[NYTr] Checkbook Imperialism -The Blackwater Fiasco
All the News That Doesn't Fit
nytr at blythe-systems.com
Wed Sep 19 16:31:08 EDT 2007
sent by Ed Pearl
TruthDig - Sep 18, 2007
http://www.truthdig.com/report/item/20070918_checkbook_imperialism_the_blackwater_fiasco/
Checkbook Imperialism: The Blackwater Fiasco
By Robert Scheer
Please, please, I tell myself, leave Orwell out of it. Find some other,
fresher way to explain why "Operation Iraqi Freedom" is dependent upon
killer mercenaries. Or why the "democratically elected government" of
"liberated" Iraq does not explicitly have the legal power to expel
Blackwater USA from its land or hold any of the 50,000 private
contractor troops that the U.S. government has brought to Iraq
accountable for their deadly actions.
Were there even the faintest trace of Iraqi independence rising from the
ashes of this failed American imperialist venture, Blackwater would
have to fold its tents and go, if only in the interest of keeping up
appearances. After all, the Iraqi Interior Ministry claimed that the
Blackwater thugs guarding a U.S. State Department convoy through the
streets of Baghdad fired "randomly at citizens" in a crowded square on
Sunday, killing 11 people and wounding 13 others. So the Iraqi
government has ordered Blackwater to leave the country after what a
government spokesman called a "flagrant assault ... on Iraqi citizens."
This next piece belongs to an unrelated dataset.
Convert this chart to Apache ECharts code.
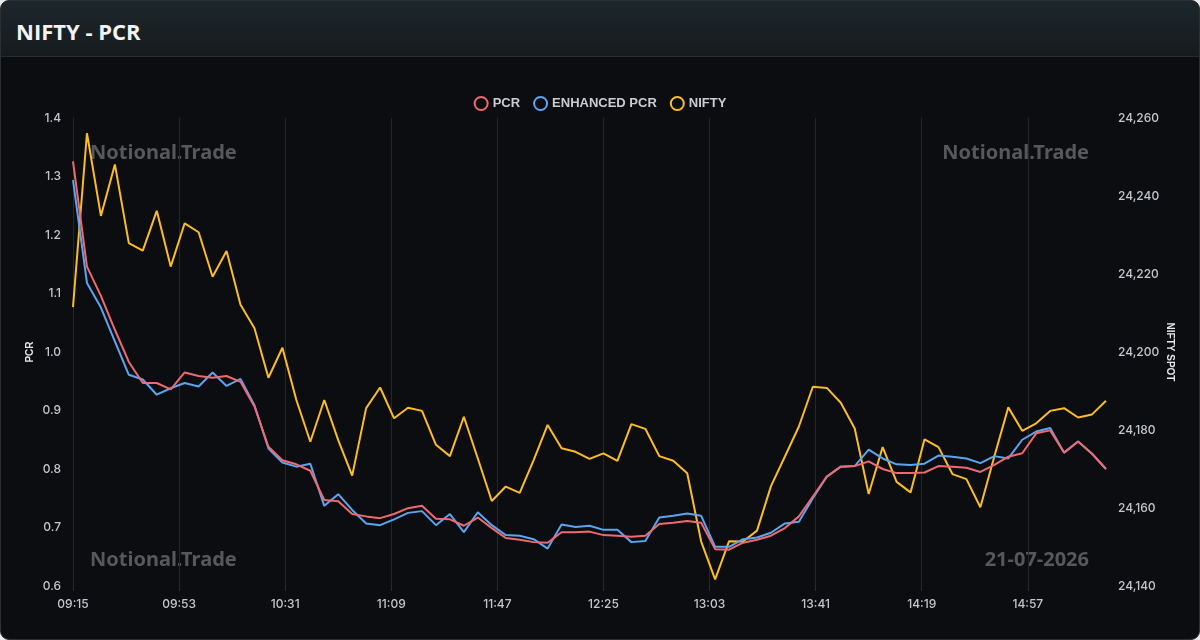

But who told those Iraqi officials that they have the power to control
anything regarding the 182,000 privately contracted personnel working
for the U.S. in Iraq? Don't they know about Order 17, which former
American proconsul Paul Bremer put in place to grant contractors,
including his own Blackwater bodyguards, immunity from Iraqi
prosecution? Nothing has changed since the supposed transfer of power
from the Coalition Provisional Authority, which Bremer once headed, to
the Iraqi government holed up in the Green Zone and guarded by
Blackwater and other "private" soldiers.
They are "private" in the same fictional sense that our uniformed
military is a "volunteer" force, since both are lured by the dollars
offered by the same paymaster, the U.S. government. Contractors earn
substantially more, despite $20,000 to $150,000 signing bonuses and an
all-time-high average annual cost of $100,000 per person for the
uniformed military. All of this was designed by the neocon hawks in
the Pentagon to pursue their dreams of empire while avoiding a
conscripted army, which would have millions howling in the street by
now in protest.
Instead, we have checkbook imperialism. The U.S. government purchases
whatever army it needs, which has led to the dependence upon private
contract firms like Blackwater USA, with its $300-million-plus contract
to protect U.S. State Department personnel in Iraq. That is why the
latest Blackwater incident, which Prime Minister Nouri al-Maliki
branded a "crime," is so difficult to deal with. Iraqis are clearly
demanding to rid their country of Blackwater and other contractors, and
on Tuesday the Iraqi government said it would be scrutinizing the
status of all private security firms working in the country.
But the White House hopes the outrage will once again blow over. As the
Associated Press reported on Monday: "The U.S. clearly hoped the Iraqis
would be satisfied with an investigation, a finding of responsibility
and compensation to the victim's families-and not insist on expelling a
company that the Americans cannot operate here without." Or, as
Ambassador Ryan Crocker testified to the U.S. Senate last week: "There
is simply no way at all that the State Department Bureau of Diplomatic
Security could ever have enough full-time personnel to staff the
security function in Iraq. There is no alternative except through
contracts."
Consider the irony of that last statement-that the U.S. experiment in
building democracy in Iraq is dependent upon the same garrisons of
foreign mercenaries that drove the founders of our own country to
launch the American Revolution. As George Washington warned in his
farewell address, once the American government enters into these
"foreign entanglements," we lose the Republic, because public
accountability is sacrificed to the necessities of war for empire.
Despite the fact that Blackwater USA gets almost all of its revenue
from the U.S. government-much of it in no-bid contracts aided, no
doubt, by the lavish contributions to the Republican Party made by
company founder Erik Prince and his billionaire parents-its operations
remain largely beyond public scrutiny. Blackwater and others in this
international security racket operate as independent states of their
own, subject neither to the rules of Iraq nor the ones that the U.S.
government applies to its own uniformed forces. "We are not simply a
'private security company,' " Blackwater boasts on its corporate
website. "We are a professional military, law enforcement, security,
peacekeeping, and stability operations firm. ... We have become the
most responsive, cost-effective means of affecting the strategic
balance in support of security and peace, and freedom and democracy
everywhere."
Yeah, so who elected you guys to run the world?